■ What the task asks ■
Pull every line of the entries that has the word "this".

■ Supplied material ■
|---|

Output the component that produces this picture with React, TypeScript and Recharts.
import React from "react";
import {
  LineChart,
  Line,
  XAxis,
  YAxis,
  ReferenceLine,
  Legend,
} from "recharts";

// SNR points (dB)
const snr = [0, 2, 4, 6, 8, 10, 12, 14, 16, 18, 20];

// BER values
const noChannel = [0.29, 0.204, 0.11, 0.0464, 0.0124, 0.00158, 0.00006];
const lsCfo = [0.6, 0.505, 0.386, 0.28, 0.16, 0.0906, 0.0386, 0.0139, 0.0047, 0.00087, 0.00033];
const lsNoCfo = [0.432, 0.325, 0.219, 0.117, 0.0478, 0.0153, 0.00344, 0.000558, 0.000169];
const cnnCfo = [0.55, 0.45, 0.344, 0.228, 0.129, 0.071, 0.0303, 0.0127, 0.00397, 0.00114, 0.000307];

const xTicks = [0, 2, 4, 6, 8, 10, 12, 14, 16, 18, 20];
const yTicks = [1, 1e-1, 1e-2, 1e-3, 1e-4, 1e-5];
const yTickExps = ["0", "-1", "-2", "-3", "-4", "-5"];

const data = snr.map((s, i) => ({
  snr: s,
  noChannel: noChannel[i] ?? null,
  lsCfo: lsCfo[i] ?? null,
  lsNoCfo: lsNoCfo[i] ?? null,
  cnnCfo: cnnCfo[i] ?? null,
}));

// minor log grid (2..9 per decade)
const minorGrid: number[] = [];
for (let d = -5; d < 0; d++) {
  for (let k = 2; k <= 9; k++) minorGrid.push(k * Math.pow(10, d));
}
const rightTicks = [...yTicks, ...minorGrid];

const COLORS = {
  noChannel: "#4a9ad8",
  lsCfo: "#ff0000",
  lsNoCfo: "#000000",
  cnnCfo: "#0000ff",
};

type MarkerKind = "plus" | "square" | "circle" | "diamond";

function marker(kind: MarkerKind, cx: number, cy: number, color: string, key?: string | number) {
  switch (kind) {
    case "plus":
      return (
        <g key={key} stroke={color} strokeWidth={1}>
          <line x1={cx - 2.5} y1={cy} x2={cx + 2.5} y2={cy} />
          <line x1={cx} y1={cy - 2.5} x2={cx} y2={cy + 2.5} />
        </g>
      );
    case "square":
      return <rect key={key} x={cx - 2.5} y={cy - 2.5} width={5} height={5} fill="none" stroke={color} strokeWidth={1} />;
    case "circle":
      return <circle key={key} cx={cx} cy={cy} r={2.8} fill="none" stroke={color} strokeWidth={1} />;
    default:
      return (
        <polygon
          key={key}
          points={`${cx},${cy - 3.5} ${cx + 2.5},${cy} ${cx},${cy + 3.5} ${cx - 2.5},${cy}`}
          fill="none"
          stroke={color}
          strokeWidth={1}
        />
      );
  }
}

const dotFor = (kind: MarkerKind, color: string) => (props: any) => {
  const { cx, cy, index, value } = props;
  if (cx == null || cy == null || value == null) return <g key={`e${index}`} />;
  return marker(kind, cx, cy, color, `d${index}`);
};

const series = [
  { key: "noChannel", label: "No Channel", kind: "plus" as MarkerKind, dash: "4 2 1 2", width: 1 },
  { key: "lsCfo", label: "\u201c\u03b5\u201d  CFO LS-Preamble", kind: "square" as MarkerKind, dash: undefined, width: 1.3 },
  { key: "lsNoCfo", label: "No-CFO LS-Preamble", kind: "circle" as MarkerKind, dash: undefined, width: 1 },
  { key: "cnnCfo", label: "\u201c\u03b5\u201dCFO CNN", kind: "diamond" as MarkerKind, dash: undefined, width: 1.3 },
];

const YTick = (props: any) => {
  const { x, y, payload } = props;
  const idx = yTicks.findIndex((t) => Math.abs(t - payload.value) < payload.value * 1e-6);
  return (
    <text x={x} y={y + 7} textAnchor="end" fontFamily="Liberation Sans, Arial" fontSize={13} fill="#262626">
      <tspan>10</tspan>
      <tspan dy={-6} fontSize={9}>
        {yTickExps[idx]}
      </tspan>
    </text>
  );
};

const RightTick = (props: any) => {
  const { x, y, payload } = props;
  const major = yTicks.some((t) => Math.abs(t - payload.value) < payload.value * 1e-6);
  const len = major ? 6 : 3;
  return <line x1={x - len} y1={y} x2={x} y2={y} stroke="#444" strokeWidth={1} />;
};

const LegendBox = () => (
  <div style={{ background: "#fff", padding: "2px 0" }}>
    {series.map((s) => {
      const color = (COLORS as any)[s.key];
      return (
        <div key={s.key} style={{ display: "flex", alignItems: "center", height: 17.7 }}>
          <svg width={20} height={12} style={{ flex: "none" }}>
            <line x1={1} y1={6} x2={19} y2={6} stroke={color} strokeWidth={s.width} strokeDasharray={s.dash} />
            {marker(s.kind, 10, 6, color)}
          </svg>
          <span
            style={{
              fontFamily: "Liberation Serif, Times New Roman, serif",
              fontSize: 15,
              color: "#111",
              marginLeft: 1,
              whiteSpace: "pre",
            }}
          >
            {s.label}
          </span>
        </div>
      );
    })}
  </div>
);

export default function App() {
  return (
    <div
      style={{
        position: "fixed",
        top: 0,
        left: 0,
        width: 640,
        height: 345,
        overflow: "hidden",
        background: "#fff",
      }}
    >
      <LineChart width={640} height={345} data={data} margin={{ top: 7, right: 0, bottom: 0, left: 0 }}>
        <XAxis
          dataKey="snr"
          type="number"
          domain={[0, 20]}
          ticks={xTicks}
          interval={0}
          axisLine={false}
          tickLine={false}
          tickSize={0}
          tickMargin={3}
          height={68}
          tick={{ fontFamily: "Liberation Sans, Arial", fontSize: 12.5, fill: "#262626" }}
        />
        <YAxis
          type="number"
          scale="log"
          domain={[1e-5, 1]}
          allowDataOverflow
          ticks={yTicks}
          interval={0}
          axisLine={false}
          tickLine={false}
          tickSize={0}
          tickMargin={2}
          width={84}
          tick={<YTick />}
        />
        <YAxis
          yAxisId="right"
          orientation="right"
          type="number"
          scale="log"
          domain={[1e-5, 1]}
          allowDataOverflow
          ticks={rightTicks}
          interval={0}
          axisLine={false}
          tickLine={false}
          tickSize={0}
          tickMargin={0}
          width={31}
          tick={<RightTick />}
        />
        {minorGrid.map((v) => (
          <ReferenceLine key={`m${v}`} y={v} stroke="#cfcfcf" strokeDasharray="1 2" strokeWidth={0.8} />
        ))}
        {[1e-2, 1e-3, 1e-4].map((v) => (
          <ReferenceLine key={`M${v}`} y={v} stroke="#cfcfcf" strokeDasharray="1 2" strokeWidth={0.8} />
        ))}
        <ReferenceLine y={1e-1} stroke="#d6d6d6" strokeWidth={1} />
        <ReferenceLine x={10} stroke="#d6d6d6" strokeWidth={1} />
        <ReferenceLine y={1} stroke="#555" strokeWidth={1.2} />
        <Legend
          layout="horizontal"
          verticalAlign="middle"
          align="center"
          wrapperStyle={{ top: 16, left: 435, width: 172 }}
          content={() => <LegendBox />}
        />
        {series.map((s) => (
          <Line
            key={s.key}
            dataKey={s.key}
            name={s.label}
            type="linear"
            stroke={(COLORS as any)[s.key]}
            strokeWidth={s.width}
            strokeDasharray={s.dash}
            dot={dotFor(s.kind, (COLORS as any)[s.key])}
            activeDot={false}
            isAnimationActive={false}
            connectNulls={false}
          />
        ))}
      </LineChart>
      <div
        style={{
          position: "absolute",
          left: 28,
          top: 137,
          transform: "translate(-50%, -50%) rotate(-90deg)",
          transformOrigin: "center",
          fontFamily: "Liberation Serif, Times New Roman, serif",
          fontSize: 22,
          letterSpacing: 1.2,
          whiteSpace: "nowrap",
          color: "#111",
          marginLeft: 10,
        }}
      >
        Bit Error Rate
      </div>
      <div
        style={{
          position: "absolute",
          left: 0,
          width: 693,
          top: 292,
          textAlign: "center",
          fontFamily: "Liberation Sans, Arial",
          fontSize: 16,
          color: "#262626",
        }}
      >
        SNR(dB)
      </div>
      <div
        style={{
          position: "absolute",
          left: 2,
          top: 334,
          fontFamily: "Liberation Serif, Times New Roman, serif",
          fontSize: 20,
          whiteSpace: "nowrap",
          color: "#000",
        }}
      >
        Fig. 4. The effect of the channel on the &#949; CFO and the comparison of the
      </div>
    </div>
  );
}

|---|

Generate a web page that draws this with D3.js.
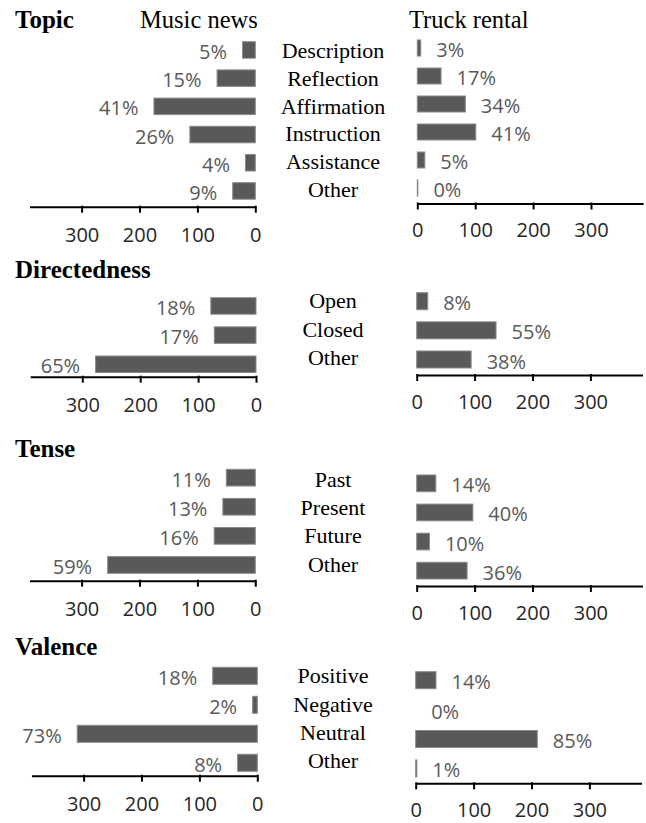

|---|

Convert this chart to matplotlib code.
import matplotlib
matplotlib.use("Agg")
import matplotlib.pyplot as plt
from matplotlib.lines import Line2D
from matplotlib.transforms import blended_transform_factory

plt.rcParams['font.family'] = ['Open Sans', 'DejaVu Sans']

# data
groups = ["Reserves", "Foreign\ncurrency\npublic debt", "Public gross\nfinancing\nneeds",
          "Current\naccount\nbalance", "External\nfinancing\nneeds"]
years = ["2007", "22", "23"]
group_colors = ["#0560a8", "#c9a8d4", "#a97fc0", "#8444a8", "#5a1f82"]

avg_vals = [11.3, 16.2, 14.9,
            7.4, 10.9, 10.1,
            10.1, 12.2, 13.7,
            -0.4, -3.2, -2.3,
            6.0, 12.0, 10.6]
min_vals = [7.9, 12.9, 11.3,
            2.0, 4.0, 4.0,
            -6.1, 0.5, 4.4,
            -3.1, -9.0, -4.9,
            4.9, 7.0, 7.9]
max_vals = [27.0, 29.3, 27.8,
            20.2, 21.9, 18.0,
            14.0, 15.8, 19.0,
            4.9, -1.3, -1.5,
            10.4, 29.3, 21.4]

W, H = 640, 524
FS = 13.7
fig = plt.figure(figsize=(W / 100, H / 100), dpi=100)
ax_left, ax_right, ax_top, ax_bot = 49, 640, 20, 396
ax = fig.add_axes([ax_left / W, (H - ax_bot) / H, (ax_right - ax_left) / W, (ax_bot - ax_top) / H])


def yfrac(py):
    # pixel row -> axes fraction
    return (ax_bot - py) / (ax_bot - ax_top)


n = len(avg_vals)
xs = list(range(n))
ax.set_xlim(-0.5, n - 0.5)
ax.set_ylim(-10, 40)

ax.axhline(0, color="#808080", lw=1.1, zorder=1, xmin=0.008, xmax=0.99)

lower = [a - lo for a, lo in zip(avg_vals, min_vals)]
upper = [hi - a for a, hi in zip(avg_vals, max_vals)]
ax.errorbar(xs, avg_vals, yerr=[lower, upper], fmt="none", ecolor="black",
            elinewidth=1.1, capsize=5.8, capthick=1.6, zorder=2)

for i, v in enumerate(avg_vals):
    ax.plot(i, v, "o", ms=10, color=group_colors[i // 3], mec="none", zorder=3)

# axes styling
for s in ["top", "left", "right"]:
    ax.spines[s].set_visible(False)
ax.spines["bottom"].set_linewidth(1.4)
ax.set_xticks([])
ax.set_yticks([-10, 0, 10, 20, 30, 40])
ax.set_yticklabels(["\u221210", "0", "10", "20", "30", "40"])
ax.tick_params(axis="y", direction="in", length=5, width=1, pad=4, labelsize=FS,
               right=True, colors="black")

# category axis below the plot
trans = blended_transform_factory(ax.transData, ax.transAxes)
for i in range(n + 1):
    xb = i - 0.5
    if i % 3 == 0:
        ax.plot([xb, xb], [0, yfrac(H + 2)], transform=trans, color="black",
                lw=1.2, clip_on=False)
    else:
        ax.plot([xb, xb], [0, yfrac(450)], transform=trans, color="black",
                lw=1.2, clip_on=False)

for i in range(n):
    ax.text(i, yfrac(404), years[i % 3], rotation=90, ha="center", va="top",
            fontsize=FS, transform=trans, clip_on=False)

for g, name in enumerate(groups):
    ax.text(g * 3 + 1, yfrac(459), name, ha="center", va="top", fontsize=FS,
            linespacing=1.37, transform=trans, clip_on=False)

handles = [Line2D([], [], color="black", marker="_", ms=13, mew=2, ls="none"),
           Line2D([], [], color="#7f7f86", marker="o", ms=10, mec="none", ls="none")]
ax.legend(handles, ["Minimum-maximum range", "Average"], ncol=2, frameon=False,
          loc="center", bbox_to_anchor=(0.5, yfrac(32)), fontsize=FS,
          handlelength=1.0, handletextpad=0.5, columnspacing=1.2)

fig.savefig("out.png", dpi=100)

|---|

■ Answer to the exercise ■
Output the component that produces this picture with React, TypeScript and Recharts.
Generate a web page that draws this with D3.js.
Convert this chart to matplotlib code.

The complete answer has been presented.